Senate Committee Exploring Benefits of Health Clinics

Dallas – The Senate Public Health and Welfare Committee recently held public hearings as part of an ongoing effort to make health care more accessible in Pennsylvania. Senator Lisa Baker was among those asking questions and exploring opportunities to increase the role health clinics play in providing care for the uninsured and those with limited coverage, including college students, employees of small businesses and part-time workers.

“A lot of Pennsylvanians are receiving quality preventive care through our health clinics,” said Baker. “Before creating new programs, it makes sense for us to take a look at how existing facilities can be used to improve access to care.”

One of those testifying was Susan F. Sordoni, M.D., of the Volunteers in Medicine Clinic in Luzerne County. Dr. Sordoni detailed how she and others in her community pulled together volunteers, equipment and private funding to meet the medical needs of area residents.

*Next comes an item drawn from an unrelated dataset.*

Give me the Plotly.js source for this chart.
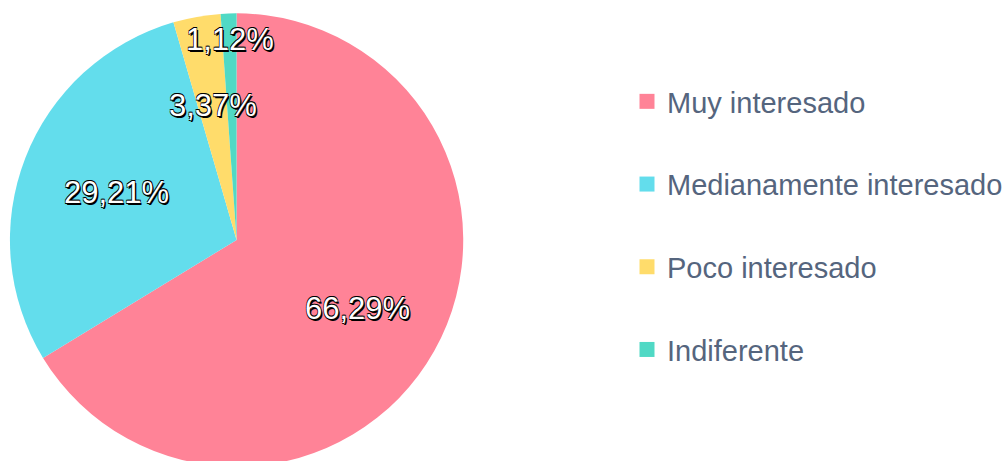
<!DOCTYPE html>
<html>
<head>
<meta charset="utf-8">
<script src="https://cdn.plot.ly/plotly-3.0.1.min.js"></script>
<style>
html, body { margin: 0; padding: 0; overflow: hidden; background: #fff; }
#chart { width: 1008px; height: 480px; }
</style>
</head>
<body>
<div id="chart"></div>
<script>
const categories = ["Muy interesado", "Medianamente interesado", "Poco interesado", "Indiferente"];
const counts = [59, 26, 3, 1];
const colors = ["#FF8397", "#63DDEC", "#FFDC6B", "#50D9C5"];
// radial position of each percentage label, as a fraction of the radius
const labelRadius = [0.61, 0.57, 0.6, 0.88];

const W = 1008, H = 480;
const pieBox = { x0: 10, x1: 466, y0: 12, y1: 468 }; // pixels from top-left
const cx = (pieBox.x0 + pieBox.x1) / 2, cy = (pieBox.y0 + pieBox.y1) / 2;
const R = (pieBox.x1 - pieBox.x0) / 2;

const pie = {
  type: "pie",
  labels: categories,
  values: counts,
  sort: false,
  direction: "clockwise",
  rotation: 0,
  marker: { colors: colors, line: { width: 0 } },
  textinfo: "none",
  hoverinfo: "none",
  showlegend: false,
  domain: { x: [pieBox.x0 / W, pieBox.x1 / W], y: [1 - pieBox.y1 / H, 1 - pieBox.y0 / H] }
};

const legendTraces = categories.map((c, i) => ({
  type: "scatter",
  mode: "markers",
  x: [null],
  y: [null],
  name: c,
  legendgroup: "g" + i,
  marker: { symbol: "square", size: 15, color: colors[i] },
  showlegend: true,
  hoverinfo: "none"
}));

// percentage labels placed at the middle angle of each slice
const total = counts.reduce((a, b) => a + b, 0);
const fmt = v => (Math.round(v * 10000) / 100).toFixed(2).replace(".", ",") + "%";
let cum = 0;
const annotations = counts.map((v, i) => {
  const frac = v / total;
  const mid = (cum + frac / 2) * 2 * Math.PI;
  cum += frac;
  const r = labelRadius[i] * R;
  const px = cx + r * Math.sin(mid);
  const py = cy - r * Math.cos(mid);
  return {
    xref: "paper", yref: "paper",
    x: px / W, y: 1 - py / H,
    xanchor: "center", yanchor: "middle",
    showarrow: false,
    text: fmt(frac),
    font: {
      family: "Liberation Sans, Arial, sans-serif",
      size: 31,
      color: "#ffffff",
      shadow: "1.5px 1.5px 0px #000, -0.6px -0.6px 0px #000, 0.6px -0.6px 0px #000, -0.6px 0.6px 0px #000"
    }
  };
});

const layout = {
  width: W,
  height: H,
  margin: { l: 0, r: 0, t: 0, b: 0 },
  paper_bgcolor: "#ffffff",
  plot_bgcolor: "#ffffff",
  xaxis: { visible: false, domain: [0.99, 1] },
  yaxis: { visible: false, domain: [0.99, 1] },
  annotations: annotations,
  showlegend: true,
  legend: {
    x: 631 / W,
    xanchor: "left",
    y: 1 - 76 / H,
    yanchor: "top",
    tracegroupgap: 42,
    font: { family: "Liberation Sans, Arial, sans-serif", size: 29, color: "#55657e" },
    bgcolor: "rgba(0,0,0,0)",
    itemclick: false,
    itemdoubleclick: false
  }
};

Plotly.newPlot("chart", [pie].concat(legendTraces), layout, { displayModeBar: false, staticPlot: true });
</script>
</body>
</html>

The clinic will provide free primary and preventive health care and social services beginning in June.

Health centers across the Commonwealth are providing preventive medical education and ongoing care for patients with chronic conditions, including diabetes and asthma. This is extremely important in helping to avoid more serious medical conditions that can develop when illness is left untreated and decreases the utilization of more costly care in emergency rooms and hospitals.

“The clinics in my district are providing important health care services.” Baker said. “The information gathered at the hearings will be helpful in developing a plan to expand their reach and increase their impact.”